Читать книгу Rethinking Prototyping - Группа авторов - Страница 95

The here described canopy is part of an ongoing project-based research that seeks to challenge structural typologies inherited from modernist practice and nineteenth century design procedures still prevalent in our built environment. In a series of projects we questioned structural system purity, which is often favoured by engineers for the sake of repetitive detailing and simple analysis, but neglects the architectural design approach and site-specific requirements. Our aim, in contrast, is to look forward and design both novel structural systems and the necessary computational tools and procedures (Bollinger et al., 2008).

System homogeneity is useful in vast structures with mono-functional infrastructural use and large spans (Billington, 1985). Migrating structural purity from the mono-functional into the complexity of architecture might, however, prohibit a dialogue between the load bearing and the space forming.

The canopy is one of several projects in which the purity of a structural typology went through a computationally driven evolution and alteration beyond structural optimisation. All projects have in common that their structure is not a superimposed preconceived typology but the result of a negotiation process balancing multiple criteria. The aim is to embrace further programmatic, formal and architectural considerations into the design of structures.

The history of projects is accompanied by the ongoing development of digital design tools. Available tools and procedures have a major impact on how we design. Bollinger + Grohmann Ingenieure constantly urges for close collaborations of architects and structural designers and therefore develops tools for seamless data flow between generation and analysis (Preisinger, 2012). It is the link between computationally generating structures as geometrical objects and their analysis and evaluation that requires permanent improvement. Once this connection is defined by the architects and the structural designers, computational power can be instrumentalised to not only represent but to generate variety and a multitude of possible solution (Bentley, 2002). In several projects (Fig. 1), we worked with structure generating algorithms that create vector-active systems with counter-intuitive placement of elements. The algorithm starts with many versions of systems made from stochastic distribution of structural members. They become the objects of analysis only after the generation and hence do not carry the burden of a preconceived typology.

Fig. 1 A series of projects (Top: Sphere Deutsche Bank, Pedestrain Bridge Reden, Sphere Deutsche Bank. Bottom: Music Pavilion Salzburg, Skyline Frankfurt) investigates novel arrangements of elements within vector-active structures. Based on computationally driven design processes structure emerges from an evolutionary process.

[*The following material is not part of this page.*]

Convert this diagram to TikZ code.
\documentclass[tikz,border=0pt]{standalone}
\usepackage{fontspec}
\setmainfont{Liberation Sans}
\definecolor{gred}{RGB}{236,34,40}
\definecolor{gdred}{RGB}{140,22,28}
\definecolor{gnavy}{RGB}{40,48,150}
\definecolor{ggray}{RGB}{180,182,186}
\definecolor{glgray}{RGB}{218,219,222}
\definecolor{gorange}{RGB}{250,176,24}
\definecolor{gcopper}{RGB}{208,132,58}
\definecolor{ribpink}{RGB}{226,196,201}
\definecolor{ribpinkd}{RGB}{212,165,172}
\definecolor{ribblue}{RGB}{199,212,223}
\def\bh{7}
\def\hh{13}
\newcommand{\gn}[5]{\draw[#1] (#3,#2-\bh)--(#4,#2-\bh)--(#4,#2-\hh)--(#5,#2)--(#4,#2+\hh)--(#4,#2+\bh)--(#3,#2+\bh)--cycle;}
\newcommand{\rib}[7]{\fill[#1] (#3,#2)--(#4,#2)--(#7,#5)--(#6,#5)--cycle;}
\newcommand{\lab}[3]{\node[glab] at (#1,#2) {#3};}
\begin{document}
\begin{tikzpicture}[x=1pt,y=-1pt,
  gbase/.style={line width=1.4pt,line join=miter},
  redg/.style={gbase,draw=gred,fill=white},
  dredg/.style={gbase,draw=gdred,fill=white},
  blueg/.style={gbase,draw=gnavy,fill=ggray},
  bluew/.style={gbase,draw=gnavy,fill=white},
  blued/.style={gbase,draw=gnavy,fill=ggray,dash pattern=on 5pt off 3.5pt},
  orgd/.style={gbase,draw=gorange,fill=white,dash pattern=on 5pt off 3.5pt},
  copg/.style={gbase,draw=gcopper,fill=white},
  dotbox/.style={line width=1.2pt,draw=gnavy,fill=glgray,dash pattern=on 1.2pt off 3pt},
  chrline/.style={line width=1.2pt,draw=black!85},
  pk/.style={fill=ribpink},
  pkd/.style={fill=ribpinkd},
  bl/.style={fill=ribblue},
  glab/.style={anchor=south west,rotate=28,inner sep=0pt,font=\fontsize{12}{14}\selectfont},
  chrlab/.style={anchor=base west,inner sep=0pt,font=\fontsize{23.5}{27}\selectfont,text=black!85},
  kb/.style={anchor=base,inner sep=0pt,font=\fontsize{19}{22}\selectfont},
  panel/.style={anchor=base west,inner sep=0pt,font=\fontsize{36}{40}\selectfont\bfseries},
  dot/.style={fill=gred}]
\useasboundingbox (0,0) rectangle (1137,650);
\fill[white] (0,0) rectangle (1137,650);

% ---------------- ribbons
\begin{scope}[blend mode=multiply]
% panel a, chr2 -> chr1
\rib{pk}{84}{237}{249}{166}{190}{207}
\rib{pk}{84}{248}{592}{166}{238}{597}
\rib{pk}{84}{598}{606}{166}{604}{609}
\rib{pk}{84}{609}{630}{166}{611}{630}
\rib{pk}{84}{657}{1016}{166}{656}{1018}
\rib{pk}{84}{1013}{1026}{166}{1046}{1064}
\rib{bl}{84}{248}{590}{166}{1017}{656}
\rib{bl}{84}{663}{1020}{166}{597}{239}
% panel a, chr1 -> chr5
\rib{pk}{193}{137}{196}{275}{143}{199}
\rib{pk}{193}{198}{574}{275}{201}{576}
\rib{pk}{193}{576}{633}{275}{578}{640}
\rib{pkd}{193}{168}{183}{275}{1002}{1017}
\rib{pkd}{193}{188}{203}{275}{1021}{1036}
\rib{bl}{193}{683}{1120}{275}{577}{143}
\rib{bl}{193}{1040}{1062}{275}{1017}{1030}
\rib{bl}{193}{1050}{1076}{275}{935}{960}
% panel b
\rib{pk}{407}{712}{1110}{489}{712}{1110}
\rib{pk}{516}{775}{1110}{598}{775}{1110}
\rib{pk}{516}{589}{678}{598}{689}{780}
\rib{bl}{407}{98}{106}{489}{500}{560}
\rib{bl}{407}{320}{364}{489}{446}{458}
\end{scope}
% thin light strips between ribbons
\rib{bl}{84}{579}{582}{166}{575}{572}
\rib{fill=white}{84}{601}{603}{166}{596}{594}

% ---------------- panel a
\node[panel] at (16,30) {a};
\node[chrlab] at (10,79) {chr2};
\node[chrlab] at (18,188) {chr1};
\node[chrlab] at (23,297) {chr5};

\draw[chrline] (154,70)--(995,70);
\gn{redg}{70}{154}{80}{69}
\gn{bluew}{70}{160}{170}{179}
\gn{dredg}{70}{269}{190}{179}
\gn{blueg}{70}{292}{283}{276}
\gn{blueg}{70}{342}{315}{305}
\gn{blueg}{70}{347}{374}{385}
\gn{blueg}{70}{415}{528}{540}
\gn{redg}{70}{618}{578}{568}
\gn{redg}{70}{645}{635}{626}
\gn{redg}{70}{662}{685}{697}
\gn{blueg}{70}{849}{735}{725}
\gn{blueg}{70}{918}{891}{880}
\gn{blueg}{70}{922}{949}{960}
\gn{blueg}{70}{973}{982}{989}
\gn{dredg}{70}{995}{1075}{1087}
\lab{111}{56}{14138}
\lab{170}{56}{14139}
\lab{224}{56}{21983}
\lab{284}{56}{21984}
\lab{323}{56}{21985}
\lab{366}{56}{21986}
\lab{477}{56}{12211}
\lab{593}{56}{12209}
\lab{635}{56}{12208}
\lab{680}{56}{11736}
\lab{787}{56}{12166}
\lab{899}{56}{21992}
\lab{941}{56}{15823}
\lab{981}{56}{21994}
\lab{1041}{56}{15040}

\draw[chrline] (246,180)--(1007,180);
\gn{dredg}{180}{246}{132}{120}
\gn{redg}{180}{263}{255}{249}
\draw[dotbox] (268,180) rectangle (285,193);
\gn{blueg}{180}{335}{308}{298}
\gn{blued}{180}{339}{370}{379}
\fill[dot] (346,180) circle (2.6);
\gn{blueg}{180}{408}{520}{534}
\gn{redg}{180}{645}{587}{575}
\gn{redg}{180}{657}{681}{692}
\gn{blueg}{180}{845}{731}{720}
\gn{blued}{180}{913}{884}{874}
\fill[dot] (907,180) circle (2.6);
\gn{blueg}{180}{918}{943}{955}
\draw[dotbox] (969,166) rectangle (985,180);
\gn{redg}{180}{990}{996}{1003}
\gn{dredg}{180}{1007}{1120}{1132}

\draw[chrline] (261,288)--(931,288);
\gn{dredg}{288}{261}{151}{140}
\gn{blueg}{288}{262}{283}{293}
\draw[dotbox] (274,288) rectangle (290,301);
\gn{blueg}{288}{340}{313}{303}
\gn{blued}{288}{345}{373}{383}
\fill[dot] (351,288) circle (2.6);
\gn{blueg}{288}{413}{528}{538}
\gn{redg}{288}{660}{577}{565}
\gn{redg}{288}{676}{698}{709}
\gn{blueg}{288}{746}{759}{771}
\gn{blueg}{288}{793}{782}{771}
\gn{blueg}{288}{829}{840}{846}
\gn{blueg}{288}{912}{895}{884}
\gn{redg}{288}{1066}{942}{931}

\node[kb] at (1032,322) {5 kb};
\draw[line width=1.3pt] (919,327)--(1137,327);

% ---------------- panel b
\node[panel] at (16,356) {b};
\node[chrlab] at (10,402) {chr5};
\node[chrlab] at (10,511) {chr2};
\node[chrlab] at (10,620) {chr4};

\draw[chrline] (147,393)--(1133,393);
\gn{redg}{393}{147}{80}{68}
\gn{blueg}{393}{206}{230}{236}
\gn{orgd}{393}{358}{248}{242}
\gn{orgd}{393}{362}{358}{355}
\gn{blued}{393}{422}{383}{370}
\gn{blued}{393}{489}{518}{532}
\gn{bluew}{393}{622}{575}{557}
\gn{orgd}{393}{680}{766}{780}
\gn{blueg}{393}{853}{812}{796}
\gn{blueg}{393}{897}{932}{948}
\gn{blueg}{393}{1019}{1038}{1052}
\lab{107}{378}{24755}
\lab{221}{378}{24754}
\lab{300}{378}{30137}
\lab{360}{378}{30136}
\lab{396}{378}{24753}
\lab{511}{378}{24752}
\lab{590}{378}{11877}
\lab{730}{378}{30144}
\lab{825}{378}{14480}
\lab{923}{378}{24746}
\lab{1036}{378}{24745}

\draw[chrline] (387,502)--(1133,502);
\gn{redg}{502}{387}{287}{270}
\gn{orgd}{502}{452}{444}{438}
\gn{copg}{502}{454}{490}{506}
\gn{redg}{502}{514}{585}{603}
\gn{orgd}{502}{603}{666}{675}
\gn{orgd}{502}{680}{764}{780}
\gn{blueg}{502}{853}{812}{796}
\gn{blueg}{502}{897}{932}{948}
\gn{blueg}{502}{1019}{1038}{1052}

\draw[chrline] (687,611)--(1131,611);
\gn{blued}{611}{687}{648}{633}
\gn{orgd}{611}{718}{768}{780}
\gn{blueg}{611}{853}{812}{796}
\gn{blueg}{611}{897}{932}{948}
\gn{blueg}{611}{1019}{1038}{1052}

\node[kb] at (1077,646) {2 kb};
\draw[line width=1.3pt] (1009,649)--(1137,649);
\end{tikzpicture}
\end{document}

The process of analysis, evaluation, selection and feedback into a subsequent generative iteration becomes the driver of novel approaches beyond well-known systems. The evolutionary principle gradually migrated into the computational design tools of architects and engineers within recent years. The design process of the canopy shows the need for this development. The shortcomings identified during the development of the project pointed towards the need for an advanced tool development that finally lead to Karamba, a plug-in for Robert McNeels & Associates’ Grasshopper.